Exercise details:
Copy out every line exactly, passing over the pictures.

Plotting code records
=======

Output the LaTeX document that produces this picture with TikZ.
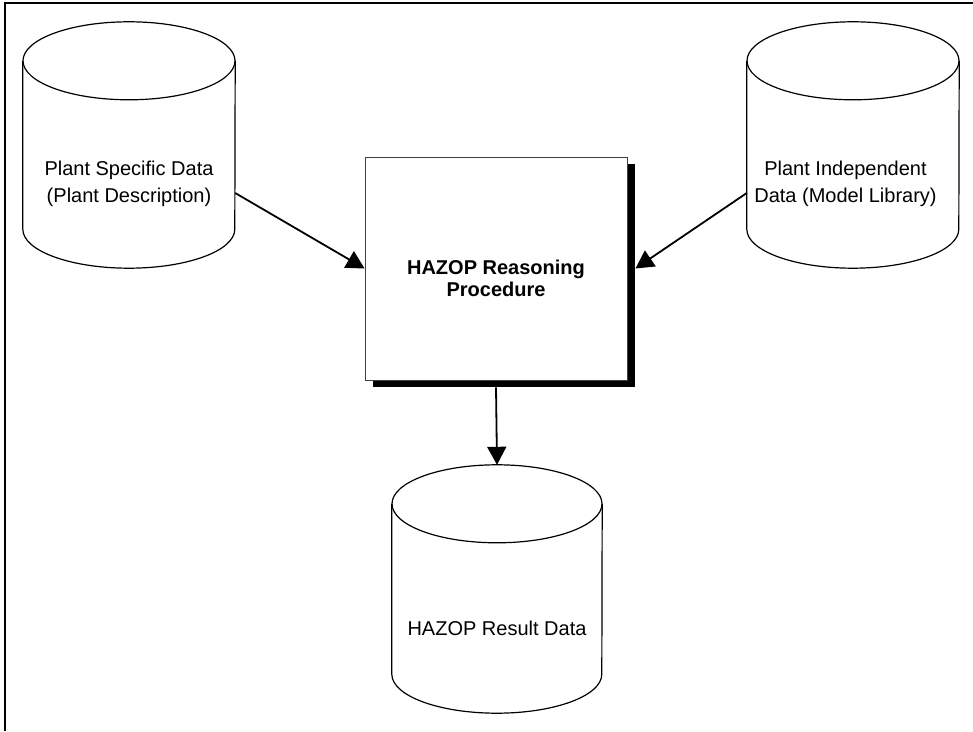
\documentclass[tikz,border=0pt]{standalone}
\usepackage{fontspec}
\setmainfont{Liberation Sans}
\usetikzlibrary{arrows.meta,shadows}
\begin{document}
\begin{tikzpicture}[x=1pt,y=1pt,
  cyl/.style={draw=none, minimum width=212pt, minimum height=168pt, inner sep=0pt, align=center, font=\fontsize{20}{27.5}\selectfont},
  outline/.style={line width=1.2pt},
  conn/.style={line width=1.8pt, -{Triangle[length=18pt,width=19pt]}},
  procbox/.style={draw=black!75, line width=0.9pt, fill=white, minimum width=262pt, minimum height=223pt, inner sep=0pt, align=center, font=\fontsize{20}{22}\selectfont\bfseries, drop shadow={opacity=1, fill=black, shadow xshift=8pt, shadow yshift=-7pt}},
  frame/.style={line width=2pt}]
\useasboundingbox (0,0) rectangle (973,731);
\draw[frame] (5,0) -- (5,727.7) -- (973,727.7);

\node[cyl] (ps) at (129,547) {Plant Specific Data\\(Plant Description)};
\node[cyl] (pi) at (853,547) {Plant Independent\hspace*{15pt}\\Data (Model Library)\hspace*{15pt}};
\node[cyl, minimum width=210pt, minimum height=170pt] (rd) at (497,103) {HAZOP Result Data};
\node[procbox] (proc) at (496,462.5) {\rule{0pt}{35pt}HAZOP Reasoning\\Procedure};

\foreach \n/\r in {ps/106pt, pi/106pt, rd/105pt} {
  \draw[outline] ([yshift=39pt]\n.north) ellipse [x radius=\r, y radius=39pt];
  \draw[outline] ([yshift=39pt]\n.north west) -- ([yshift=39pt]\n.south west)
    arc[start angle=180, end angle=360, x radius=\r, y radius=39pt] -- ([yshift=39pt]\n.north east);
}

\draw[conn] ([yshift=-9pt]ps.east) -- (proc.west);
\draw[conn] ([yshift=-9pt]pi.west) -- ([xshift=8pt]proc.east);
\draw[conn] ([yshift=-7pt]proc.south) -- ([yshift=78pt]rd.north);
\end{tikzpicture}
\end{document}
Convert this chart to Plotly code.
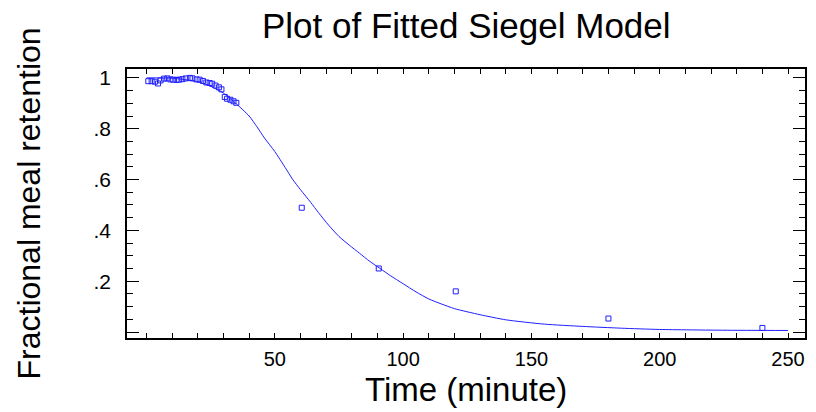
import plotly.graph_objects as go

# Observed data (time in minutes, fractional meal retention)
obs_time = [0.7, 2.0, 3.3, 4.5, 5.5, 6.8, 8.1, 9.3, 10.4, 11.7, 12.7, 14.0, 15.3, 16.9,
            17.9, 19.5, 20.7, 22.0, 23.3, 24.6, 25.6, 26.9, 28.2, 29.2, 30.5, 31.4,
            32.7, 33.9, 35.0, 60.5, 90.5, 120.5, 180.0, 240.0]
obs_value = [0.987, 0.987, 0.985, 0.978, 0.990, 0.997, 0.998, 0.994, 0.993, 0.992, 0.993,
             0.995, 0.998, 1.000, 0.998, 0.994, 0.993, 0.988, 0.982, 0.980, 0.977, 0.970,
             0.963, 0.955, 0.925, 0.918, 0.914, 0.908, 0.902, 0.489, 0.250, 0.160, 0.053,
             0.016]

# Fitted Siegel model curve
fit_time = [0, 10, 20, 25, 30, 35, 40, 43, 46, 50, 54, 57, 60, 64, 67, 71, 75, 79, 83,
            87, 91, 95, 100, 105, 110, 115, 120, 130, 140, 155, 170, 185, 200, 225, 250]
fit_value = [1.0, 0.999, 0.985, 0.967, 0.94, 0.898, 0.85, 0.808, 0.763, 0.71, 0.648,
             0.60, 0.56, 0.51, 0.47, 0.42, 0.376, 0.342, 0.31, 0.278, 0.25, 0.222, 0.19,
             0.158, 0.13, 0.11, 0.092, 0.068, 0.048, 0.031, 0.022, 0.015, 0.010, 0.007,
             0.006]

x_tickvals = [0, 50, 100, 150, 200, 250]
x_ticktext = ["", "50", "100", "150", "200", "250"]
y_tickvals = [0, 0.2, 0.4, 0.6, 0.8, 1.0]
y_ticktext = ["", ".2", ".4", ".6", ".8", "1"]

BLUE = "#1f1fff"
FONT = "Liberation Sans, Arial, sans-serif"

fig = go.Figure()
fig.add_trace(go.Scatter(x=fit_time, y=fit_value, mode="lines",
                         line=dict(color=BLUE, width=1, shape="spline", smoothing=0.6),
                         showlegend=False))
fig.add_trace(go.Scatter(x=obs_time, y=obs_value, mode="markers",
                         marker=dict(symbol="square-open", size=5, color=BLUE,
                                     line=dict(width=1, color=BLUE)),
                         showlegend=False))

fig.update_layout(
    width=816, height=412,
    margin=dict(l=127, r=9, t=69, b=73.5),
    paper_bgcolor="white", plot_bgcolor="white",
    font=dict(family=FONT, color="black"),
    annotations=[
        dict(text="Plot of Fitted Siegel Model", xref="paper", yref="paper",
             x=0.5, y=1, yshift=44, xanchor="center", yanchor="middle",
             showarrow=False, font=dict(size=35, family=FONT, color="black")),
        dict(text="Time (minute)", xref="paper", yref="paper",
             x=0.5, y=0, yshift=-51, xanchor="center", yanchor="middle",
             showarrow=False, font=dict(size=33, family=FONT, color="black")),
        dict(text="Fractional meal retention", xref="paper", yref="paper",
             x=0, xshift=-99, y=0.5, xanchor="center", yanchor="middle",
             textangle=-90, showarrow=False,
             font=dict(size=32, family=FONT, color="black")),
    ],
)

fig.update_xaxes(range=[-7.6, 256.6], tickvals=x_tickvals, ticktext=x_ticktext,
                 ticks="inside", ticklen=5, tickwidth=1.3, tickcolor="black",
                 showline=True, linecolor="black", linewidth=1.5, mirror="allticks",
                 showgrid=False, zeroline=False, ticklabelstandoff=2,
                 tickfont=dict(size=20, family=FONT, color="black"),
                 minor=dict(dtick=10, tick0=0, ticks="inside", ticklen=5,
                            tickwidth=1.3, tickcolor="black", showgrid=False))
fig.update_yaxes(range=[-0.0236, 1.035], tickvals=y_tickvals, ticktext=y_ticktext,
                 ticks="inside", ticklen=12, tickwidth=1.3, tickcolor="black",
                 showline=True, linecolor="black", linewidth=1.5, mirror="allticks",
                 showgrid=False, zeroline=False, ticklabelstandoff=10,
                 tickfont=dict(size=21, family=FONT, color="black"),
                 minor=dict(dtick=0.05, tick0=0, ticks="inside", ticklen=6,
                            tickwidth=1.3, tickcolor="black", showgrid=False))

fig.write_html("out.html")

=======

Right answer:
Output the LaTeX document that produces this picture with TikZ.
\documentclass[tikz,border=0pt]{standalone}
\usepackage{fontspec}
\setmainfont{Liberation Sans}
\usetikzlibrary{arrows.meta,shadows}
\begin{document}
\begin{tikzpicture}[x=1pt,y=1pt,
  cyl/.style={draw=none, minimum width=212pt, minimum height=168pt, inner sep=0pt, align=center, font=\fontsize{20}{27.5}\selectfont},
  outline/.style={line width=1.2pt},
  conn/.style={line width=1.8pt, -{Triangle[length=18pt,width=19pt]}},
  procbox/.style={draw=black!75, line width=0.9pt, fill=white, minimum width=262pt, minimum height=223pt, inner sep=0pt, align=center, font=\fontsize{20}{22}\selectfont\bfseries, drop shadow={opacity=1, fill=black, shadow xshift=8pt, shadow yshift=-7pt}},
  frame/.style={line width=2pt}]
\useasboundingbox (0,0) rectangle (973,731);
\draw[frame] (5,0) -- (5,727.7) -- (973,727.7);

\node[cyl] (ps) at (129,547) {Plant Specific Data\\(Plant Description)};
\node[cyl] (pi) at (853,547) {Plant Independent\hspace*{15pt}\\Data (Model Library)\hspace*{15pt}};
\node[cyl, minimum width=210pt, minimum height=170pt] (rd) at (497,103) {HAZOP Result Data};
\node[procbox] (proc) at (496,462.5) {\rule{0pt}{35pt}HAZOP Reasoning\\Procedure};

\foreach \n/\r in {ps/106pt, pi/106pt, rd/105pt} {
  \draw[outline] ([yshift=39pt]\n.north) ellipse [x radius=\r, y radius=39pt];
  \draw[outline] ([yshift=39pt]\n.north west) -- ([yshift=39pt]\n.south west)
    arc[start angle=180, end angle=360, x radius=\r, y radius=39pt] -- ([yshift=39pt]\n.north east);
}

\draw[conn] ([yshift=-9pt]ps.east) -- (proc.west);
\draw[conn] ([yshift=-9pt]pi.west) -- ([xshift=8pt]proc.east);
\draw[conn] ([yshift=-7pt]proc.south) -- ([yshift=78pt]rd.north);
\end{tikzpicture}
\end{document}
Convert this chart to Plotly code.
import plotly.graph_objects as go

# Observed data (time in minutes, fractional meal retention)
obs_time = [0.7, 2.0, 3.3, 4.5, 5.5, 6.8, 8.1, 9.3, 10.4, 11.7, 12.7, 14.0, 15.3, 16.9,
            17.9, 19.5, 20.7, 22.0, 23.3, 24.6, 25.6, 26.9, 28.2, 29.2, 30.5, 31.4,
            32.7, 33.9, 35.0, 60.5, 90.5, 120.5, 180.0, 240.0]
obs_value = [0.987, 0.987, 0.985, 0.978, 0.990, 0.997, 0.998, 0.994, 0.993, 0.992, 0.993,
             0.995, 0.998, 1.000, 0.998, 0.994, 0.993, 0.988, 0.982, 0.980, 0.977, 0.970,
             0.963, 0.955, 0.925, 0.918, 0.914, 0.908, 0.902, 0.489, 0.250, 0.160, 0.053,
             0.016]

# Fitted Siegel model curve
fit_time = [0, 10, 20, 25, 30, 35, 40, 43, 46, 50, 54, 57, 60, 64, 67, 71, 75, 79, 83,
            87, 91, 95, 100, 105, 110, 115, 120, 130, 140, 155, 170, 185, 200, 225, 250]
fit_value = [1.0, 0.999, 0.985, 0.967, 0.94, 0.898, 0.85, 0.808, 0.763, 0.71, 0.648,
             0.60, 0.56, 0.51, 0.47, 0.42, 0.376, 0.342, 0.31, 0.278, 0.25, 0.222, 0.19,
             0.158, 0.13, 0.11, 0.092, 0.068, 0.048, 0.031, 0.022, 0.015, 0.010, 0.007,
             0.006]

x_tickvals = [0, 50, 100, 150, 200, 250]
x_ticktext = ["", "50", "100", "150", "200", "250"]
y_tickvals = [0, 0.2, 0.4, 0.6, 0.8, 1.0]
y_ticktext = ["", ".2", ".4", ".6", ".8", "1"]

BLUE = "#1f1fff"
FONT = "Liberation Sans, Arial, sans-serif"

fig = go.Figure()
fig.add_trace(go.Scatter(x=fit_time, y=fit_value, mode="lines",
                         line=dict(color=BLUE, width=1, shape="spline", smoothing=0.6),
                         showlegend=False))
fig.add_trace(go.Scatter(x=obs_time, y=obs_value, mode="markers",
                         marker=dict(symbol="square-open", size=5, color=BLUE,
                                     line=dict(width=1, color=BLUE)),
                         showlegend=False))

fig.update_layout(
    width=816, height=412,
    margin=dict(l=127, r=9, t=69, b=73.5),
    paper_bgcolor="white", plot_bgcolor="white",
    font=dict(family=FONT, color="black"),
    annotations=[
        dict(text="Plot of Fitted Siegel Model", xref="paper", yref="paper",
             x=0.5, y=1, yshift=44, xanchor="center", yanchor="middle",
             showarrow=False, font=dict(size=35, family=FONT, color="black")),
        dict(text="Time (minute)", xref="paper", yref="paper",
             x=0.5, y=0, yshift=-51, xanchor="center", yanchor="middle",
             showarrow=False, font=dict(size=33, family=FONT, color="black")),
        dict(text="Fractional meal retention", xref="paper", yref="paper",
             x=0, xshift=-99, y=0.5, xanchor="center", yanchor="middle",
             textangle=-90, showarrow=False,
             font=dict(size=32, family=FONT, color="black")),
    ],
)

fig.update_xaxes(range=[-7.6, 256.6], tickvals=x_tickvals, ticktext=x_ticktext,
                 ticks="inside", ticklen=5, tickwidth=1.3, tickcolor="black",
                 showline=True, linecolor="black", linewidth=1.5, mirror="allticks",
                 showgrid=False, zeroline=False, ticklabelstandoff=2,
                 tickfont=dict(size=20, family=FONT, color="black"),
                 minor=dict(dtick=10, tick0=0, ticks="inside", ticklen=5,
                            tickwidth=1.3, tickcolor="black", showgrid=False))
fig.update_yaxes(range=[-0.0236, 1.035], tickvals=y_tickvals, ticktext=y_ticktext,
                 ticks="inside", ticklen=12, tickwidth=1.3, tickcolor="black",
                 showline=True, linecolor="black", linewidth=1.5, mirror="allticks",
                 showgrid=False, zeroline=False, ticklabelstandoff=10,
                 tickfont=dict(size=21, family=FONT, color="black"),
                 minor=dict(dtick=0.05, tick0=0, ticks="inside", ticklen=6,
                            tickwidth=1.3, tickcolor="black", showgrid=False))

fig.write_html("out.html")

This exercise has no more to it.